I’ve always thought that a piece of commercial copy was much like a conveyor belt, in the sense that you are trying to convey information from one point to another; from point A: words on a page, to point B: the audience, in the form of real communication and real information. Now let’s imagine that on this conveyor belt are two or three really important pieces of information. These psychological nuggets are actually words or phrases within the copy that you want the listener to remember and take away at the end of the spot.

David Rosenthal

David Rosenthal

You don’t need them to remember every single word that you say, but you do want them to remember a few key psychological points. The conveyor belt is made up of the rest of the copy, and while these words may not be as important as those two or three words or phrases, they still allow for the conveyance of those pieces of information and therefore also need to be spoken with care, energy and spirit.

Now, when you get to these two or three important little nuggets, these little jewels of information, what do you do? Well, they deserve special emphasis. You don’t want to be heavy-handed about it, but you do want to let the listener know that this particular word or phrase is one of those little jewels to remember.

Here’s an example. Read this short Schwab industrial narrative intro and see if you can pick out those two or three keywords or phrases that I want you to remember.

“Welcome to Schwab Online Advice. In the next couple of minutes we’ll give you some things you should be thinking about when planning for retirement. We’ll go over topics such as how much will you need, what you should be saving and how Schwab might help you meet your goals.”

Alright well, obviously we want to let our audience know that this particular industrial narration is about Schwab Online Advice. In this particular case, that is the product. The product will always be one of those jewels you want the audience to remember. That’s kind of a no-brainer, right?

But moving on from there, what other nuggets of information do we want to attach to this product? Let’s go over the next line again.
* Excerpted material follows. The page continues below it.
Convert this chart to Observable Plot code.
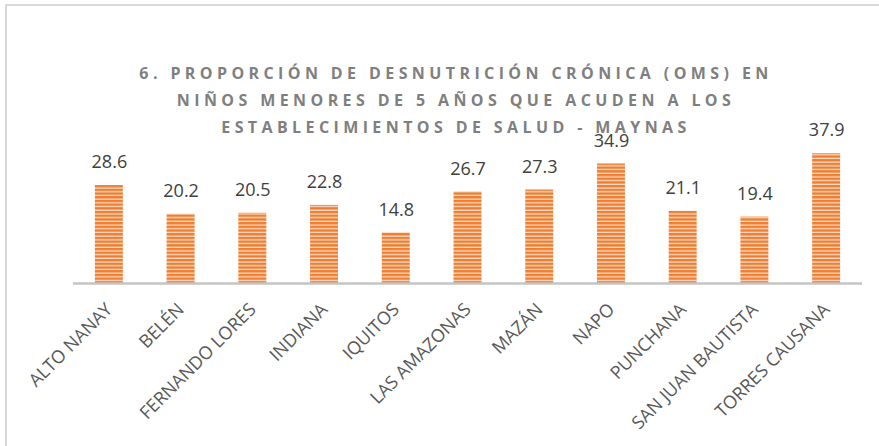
<!DOCTYPE html>
<html>
<head>
<meta charset="utf-8">
<script src="https://cdn.jsdelivr.net/npm/d3@7"></script>
<script src="https://cdn.jsdelivr.net/npm/@observablehq/plot@0.6"></script>
<style>
  html, body { margin: 0; padding: 0; background: #fff; }
  #wrap { position: relative; width: 879px; height: 446px; overflow: hidden; }
  #frame { position: absolute; left: 5px; top: 4px; width: 880px; height: 450px;
           border-top: 2px solid #d9d9d9; border-left: 2px solid #d9d9d9; box-sizing: border-box; }
  #title { position: absolute; left: 56px; width: 800px; top: 60px; text-align: center;
           font-family: "Open Sans", sans-serif; font-weight: bold; font-size: 16px;
           letter-spacing: 4.4px; line-height: 27px; color: #7f7f7f; z-index: 2; }
  #chart { position: absolute; left: 0; top: 0; }
</style>
</head>
<body>
<div id="wrap">
  <div id="frame"></div>
  <div id="chart"></div>
  <div id="title">6. PROPORCIÓN DE DESNUTRICIÓN CRÓNICA (OMS) EN<br>NIÑOS MENORES DE 5 AÑOS QUE ACUDEN A LOS<br>ESTABLECIMIENTOS DE SALUD - MAYNAS</div>
</div>
<script>
const districts = ["ALTO NANAY", "BELÉN", "FERNANDO LORES", "INDIANA", "IQUITOS", "LAS AMAZONAS", "MAZÁN", "NAPO", "PUNCHANA", "SAN JUAN BAUTISTA", "TORRES CAUSANA"];
const values = [28.6, 20.2, 20.5, 22.8, 14.8, 26.7, 27.3, 34.9, 21.1, 19.4, 37.9];

const data = districts.map((d, i) => ({district: d, value: values[i]}));

const chart = Plot.plot({
  width: 879,
  height: 446,
  marginLeft: 73,
  marginRight: 17,
  marginTop: 146,
  marginBottom: 163,
  style: {fontFamily: "Open Sans, sans-serif", background: "transparent"},
  x: {domain: districts, paddingInner: 0.61, paddingOuter: 0.305, round: false, label: null},
  y: {domain: [0, 40], axis: null},
  marks: [
    Plot.barY(data, {x: "district", y: "value", fill: "url(#stripes)"}),
    Plot.ruleY([0], {stroke: "#c4c4c4", strokeWidth: 2.5}),
    Plot.text(data, {x: "district", y: "value", text: d => d.value.toFixed(1), dy: -23, fontSize: 18, fill: "#404040"}),
    Plot.axisX({tickRotate: -45, tickSize: 0, tickPadding: 23, fontSize: 18, color: "#595959", label: null})
  ]
});

const ns = "http://www.w3.org/2000/svg";
const defs = document.createElementNS(ns, "defs");
defs.innerHTML = `<pattern id="stripes" patternUnits="userSpaceOnUse" width="8" height="3.7">
  <rect x="0" y="0" width="8" height="3.7" fill="#ED7D31"></rect>
  <rect x="0" y="2.4" width="8" height="1.3" fill="#FBDCC6"></rect>
</pattern>`;
chart.insertBefore(defs, chart.firstChild);
document.getElementById("chart").appendChild(chart);
</script>
</body>
</html>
“In the next couple of minutes will give you some things you should be thinking about when planning for retirement.”

In this line are two little nuggets. “Should be thinking about” and “retirement.” And in the last long sentence, we have the product cropping up again… “how Schwab might help you meet your goals.” And I would say “meet your goals” is the last little nugget.

So let’s take a look at what I want the audience to take away from this narrative intro. There is the product: Schwab online advice. Then the call to action: should be thinking about retirement. And then the solution: Schwab, meet your goals. So this narrative intro is telling me that with this particular product I should be thinking about retirement and that Schwab is going to help me meet those goals of retirement. Now, let’s look at the conveyor belt words: Welcome, in the next couple of minutes we’ll give you some things, we’ll go over topics, how much you will need, and how much you should be saving. All these words help to convey those other wonderful little nuggets of information into the listener’s subconscious. So, at the end of the intro they may not remember, “in the next couple of minutes,” or “welcome” or “go over topics,” but they will remember “Schwab,” “thinking about retirement” and “Schwab meeting those goals.”

So the next time you pick up a piece of copy, imagine all those words on that page as a big conveyor belt and try to pick out those special words or phrases that the rest of the copy will convey to the listener and that they will hopefully remember long after you’ve stopped speaking those words. That’s your job.